Teradata TPump uses MultiLoad-like syntax, which leverages MultiLoad knowledge and power, provides easy transition from MultiLoad to Teradata TPump, and supports the useful upsert feature. Teradata TPump shares much of its command syntax with MultiLoad, which facilitates conversion of scripts between the two utilities; however, there are substantial differences in how the two utilities operate.
- Economies of Scale
- Resource Consumption
Economies of Scale
MultiLoad has an economy of scale and is not necessarily efficient when operating on really large tables when there are not many rows to insert or update. For MultiLoad to be efficient, it must touch more than one row per data block in the database.
For example, to achieve efficient MultiLoad performance on a two billion, 65-byte row table, composed of 16KB blocks, more than 0.4% of the table (8,125,000 rows) must be affected. While 0.4% of a table is a small update, eight million records is probably more data than should be run through a BTEQ script.

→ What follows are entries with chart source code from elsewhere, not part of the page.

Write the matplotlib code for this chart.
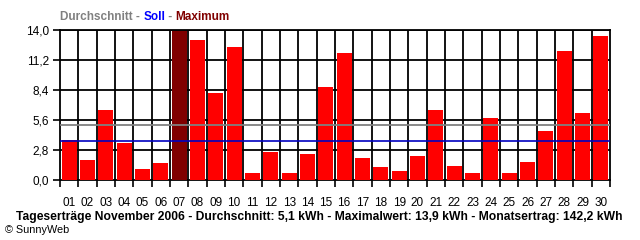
import matplotlib
matplotlib.use("Agg")
import matplotlib.pyplot as plt
import numpy as np

plt.rcParams['font.family'] = ['Liberation Sans', 'DejaVu Sans']

days = ["%02d" % d for d in range(1, 31)]
values = [3.7, 1.9, 6.5, 3.5, 1.0, 1.6, 13.9, 13.1, 8.1, 12.4,
          0.7, 2.6, 0.7, 2.4, 8.7, 11.9, 2.1, 1.2, 0.8, 2.2,
          6.5, 1.3, 0.7, 5.8, 0.7, 1.7, 4.6, 12.0, 6.3, 13.4]
average = 5.1
target = 3.6
yticks = [0.0, 2.8, 5.6, 8.4, 11.2, 14.0]
ytick_labels = ["0,0", "2,8", "5,6", "8,4", "11,2", "14,0"]
footer = "Tageserträge November 2006 - Durchschnitt: 5,1 kWh - Maximalwert: 13,9 kWh - Monatsertrag: 142,2 kWh"

fig = plt.figure(figsize=(6.4, 2.4), dpi=100)
ax = fig.add_axes([60/640, 1-180/240, 550/640, 150/240])

x = np.arange(1, 31)
imax = int(np.argmax(values))
colors = ["#FF0000"] * 30
colors[imax] = "#800000"
ax.bar(x, values, width=0.82, color=colors, zorder=3, linewidth=0)

ax.set_xlim(0.5, 30.5)
ax.set_ylim(0, 14.0)
ax.set_yticks(yticks)
ax.set_yticklabels(ytick_labels)
ax.set_xticks(x)
ax.set_xticklabels(days)
ax.set_xticks(np.arange(0.5, 31, 1), minor=True)
ax.tick_params(axis="x", which="major", length=0, pad=12, labelsize=8.5)
ax.tick_params(axis="x", which="minor", length=5, width=1.2, direction="out")
ax.tick_params(axis="y", which="major", length=5, width=1.2, direction="out", labelsize=8.5, pad=3)

for yv in yticks[1:]:
    ax.axhline(yv, color="black", lw=1.3, zorder=1)
for xv in np.arange(1.5, 30.5, 1):
    ax.axvline(xv, color="black", lw=1.3, zorder=1)

ax.axhline(average, color="#808080", lw=1.3, zorder=4)
ax.axhline(target, color="#0000C0", lw=1.2, zorder=4)

for s in ax.spines.values():
    s.set_linewidth(1.3)
    s.set_color("black")

fig.canvas.draw()
r = fig.canvas.get_renderer()

# title (scaled to reference width 60..230 px)
parts = [("Durchschnitt - ", "#808080"), ("Soll", "#0000FF"), (" - ", "#808080"), ("Maximum", "#800000")]
def draw_title(fs):
    objs = []
    xpos = 60.0
    for txt, col in parts:
        t = fig.text(xpos/640, 1-17/240, txt, color=col, fontsize=fs, fontweight="bold", va="center")
        bb = t.get_window_extent(r)
        xpos = bb.x1
        objs.append(t)
    return objs, xpos
objs, xend = draw_title(8.0)
scale = (230-60)/(xend-60)
for o in objs:
    o.remove()
draw_title(8.0*scale)

# footer scaled to 16..623 px
ft = fig.text(16/640, 1-217/240, footer, color="black", fontsize=8.0, fontweight="bold", va="center")
w = ft.get_window_extent(r).width
ft.set_fontsize(8.0*(623-16)/w)

fig.text(5/640, 1-230/240, "© SunnyWeb", color="black", fontsize=7.8, va="center")

fig.savefig("out.png", dpi=100)
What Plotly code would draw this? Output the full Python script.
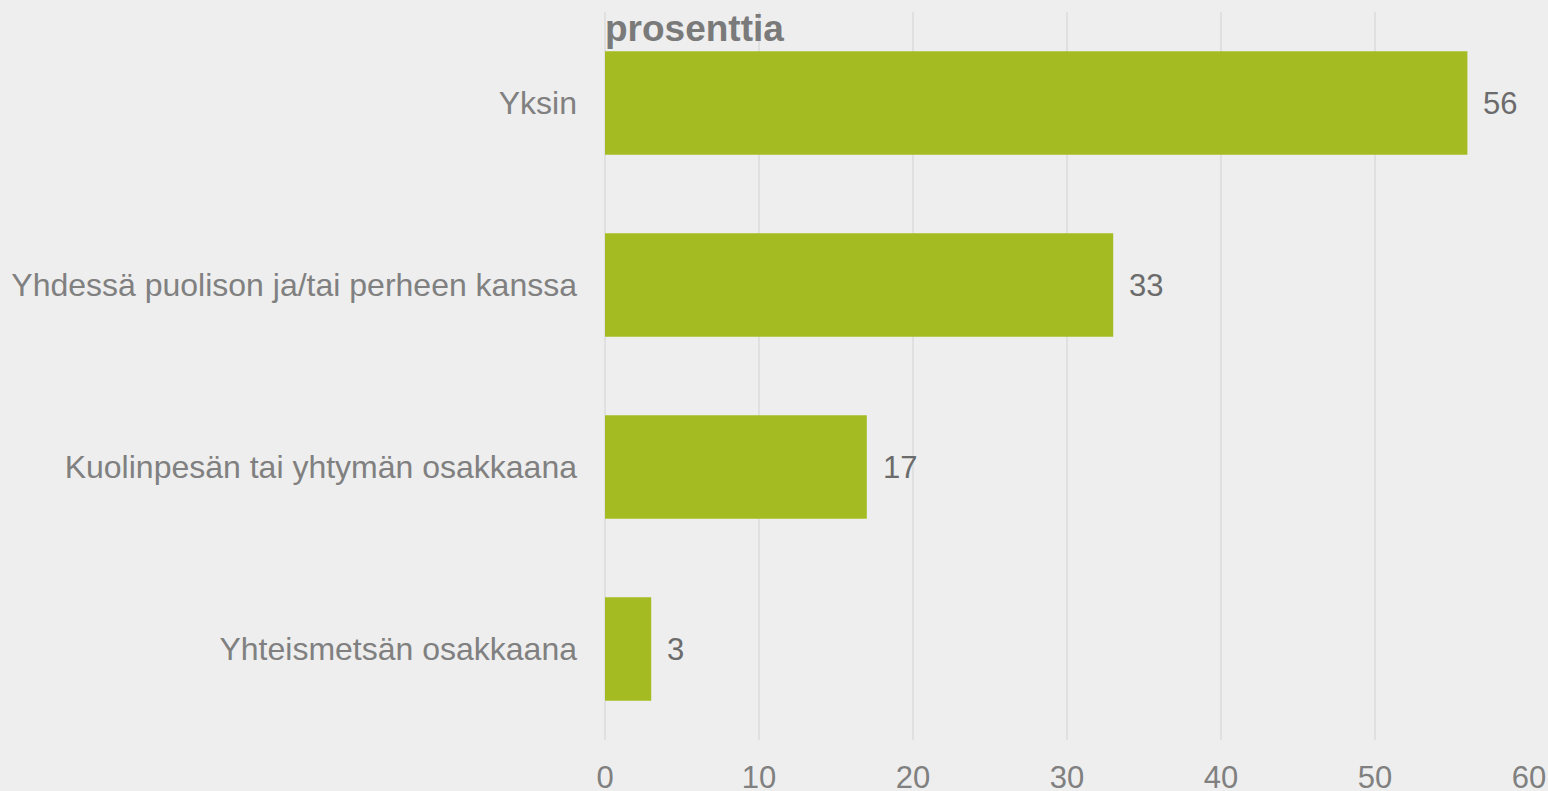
import plotly.graph_objects as go

categories = ["Yksin", "Yhdessä puolison ja/tai perheen kanssa",
              "Kuolinpesän tai yhtymän osakkaana", "Yhteismetsän osakkaana"]
values = [56, 33, 17, 3]
x_ticks = [0, 10, 20, 30, 40, 50, 60]
axis_title = "prosenttia"

bar_color = "#A4BB22"
bg = "#EEEEEE"
font_family = "Liberation Sans, Arial, sans-serif"

fig = go.Figure()
fig.add_trace(go.Bar(
    x=values, y=categories, orientation="h",
    marker=dict(color=bar_color, line=dict(width=0)),
    width=0.57, hoverinfo="x+y",
))

for c, v in zip(categories, values):
    fig.add_annotation(x=v, y=c, xref="x", yref="y", text=str(v),
                       showarrow=False, xanchor="left", xshift=14,
                       font=dict(size=31, color="#6B6B6B", family=font_family))

fig.add_annotation(x=0, y=1, xref="paper", yref="paper", text="<b>" + axis_title + "</b>",
                   showarrow=False, xanchor="left", yanchor="top", xshift=-2, yshift=6,
                   font=dict(size=37, color="#7A7A7A", family=font_family))

fig.update_layout(
    width=1548, height=791,
    paper_bgcolor=bg, plot_bgcolor=bg,
    margin=dict(l=605, r=19, t=12, b=51, autoexpand=False),
    showlegend=False,
    font=dict(family=font_family, color="#808080"),
    xaxis=dict(range=[0, 60], tickvals=x_ticks, showgrid=True,
               gridcolor="#E0E0E0", gridwidth=1.5, zeroline=True,
               zerolinecolor="#E0E0E0", zerolinewidth=1.5,
               tickfont=dict(size=31, color="#808080"),
               ticklabelstandoff=16, showline=False, automargin=False),
    yaxis=dict(categoryorder="array", categoryarray=categories,
               autorange="reversed", range=[3.5, -0.5],
               showgrid=False, zeroline=False, showline=False,
               tickfont=dict(size=32, color="#808080"),
               ticklabelstandoff=27, automargin=False),
)

fig.write_html("out.html", config={"displayModeBar": False},
               post_script="document.body.style.margin='0';document.body.style.background='#EEEEEE';")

MultiLoad is limited to a database variable limit for the maximum number of instances running concurrently. Teradata TPump does not impose this limit. In addition, while MultiLoad uses table-level locks, Teradata TPump uses row-hash locks, making concurrent updates on the same table a possibility.

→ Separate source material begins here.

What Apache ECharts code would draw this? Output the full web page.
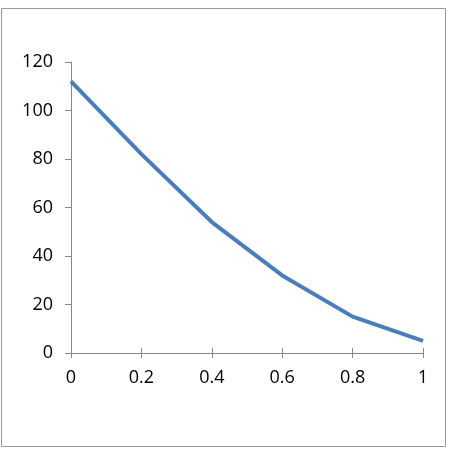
<!DOCTYPE html>
<html>
<head>
<meta charset="utf-8">
<script src="https://cdn.jsdelivr.net/npm/echarts@6/dist/echarts.min.js"></script>
<style>
html, body { margin: 0; padding: 0; background: #fff; }
#chart { width: 453px; height: 453px; }
</style>
</head>
<body>
<div id="chart"></div>
<script>
const xValues = [0, 0.2, 0.4, 0.6, 0.8, 1];
const yValues = [112, 82, 54, 32, 15, 5];

const chart = echarts.init(document.getElementById('chart'));
const axisGray = '#888888';
const font = 'Open Sans, Liberation Sans, sans-serif';

chart.setOption({
	animation: false,
	graphic: [{
		type: 'rect',
		shape: { x: 1.5, y: 8.5, width: 444, height: 438 },
		style: { fill: 'none', stroke: '#999999', lineWidth: 1 },
	}],
	grid: { left: 71, right: 30, top: 62, bottom: 100 },
	xAxis: [{
		type: 'value',
		min: 0,
		max: 1,
		interval: 0.2,
		splitLine: { show: false },
		axisLine: { lineStyle: { color: axisGray, width: 1 } },
		axisTick: { length: 5, lineStyle: { color: axisGray } },
		axisLabel: { color: '#000', fontSize: 18, fontFamily: font, margin: 16 },
	}, {
		type: 'value',
		position: 'bottom',
		min: 0,
		max: 1,
		interval: 0.2,
		splitLine: { show: false },
		axisLine: { show: false },
		axisTick: { inside: true, length: 5, lineStyle: { color: axisGray } },
		axisLabel: { show: false },
	}],
	yAxis: {
		type: 'value',
		min: 0,
		max: 120,
		interval: 20,
		splitLine: { show: false },
		axisLine: { show: true, lineStyle: { color: axisGray, width: 1 } },
		axisTick: { show: true, length: 6, lineStyle: { color: axisGray } },
		axisLabel: { color: '#000', fontSize: 18, fontFamily: font, margin: 18 },
	},
	series: [{
		type: 'line',
		data: xValues.map((x, i) => [x, yValues[i]]),
		symbol: 'none',
		lineStyle: { color: '#4a7ebb', width: 4 },
	}],
});
</script>
</body>
</html>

Finally, because of the phased nature of MultiLoad, there are potentially inconvenient windows of time when MultiLoad cannot be stopped without losing access to the target tables. In contrast, Teradata TPump can always be stopped and all of its locks dropped with no ill effect.
MultiLoad is designed for the highest possible throughput, and uses any database and host resources that help to achieve this capability. There is no way to reduce MultiLoad's resource consumption even if a longer run time for the job is acceptable. Teradata TPump, however, has a built-in resource governing facility.
This allows the operator to specify how many updates occur (the statement rate) minute by minute, and then change the statement rate, while the job continues to run. Thus, this facility can be used to increase the statement rate during windows when Teradata TPump is running by itself, but then decrease the statement rate later on, if users log on for ad hoc query access.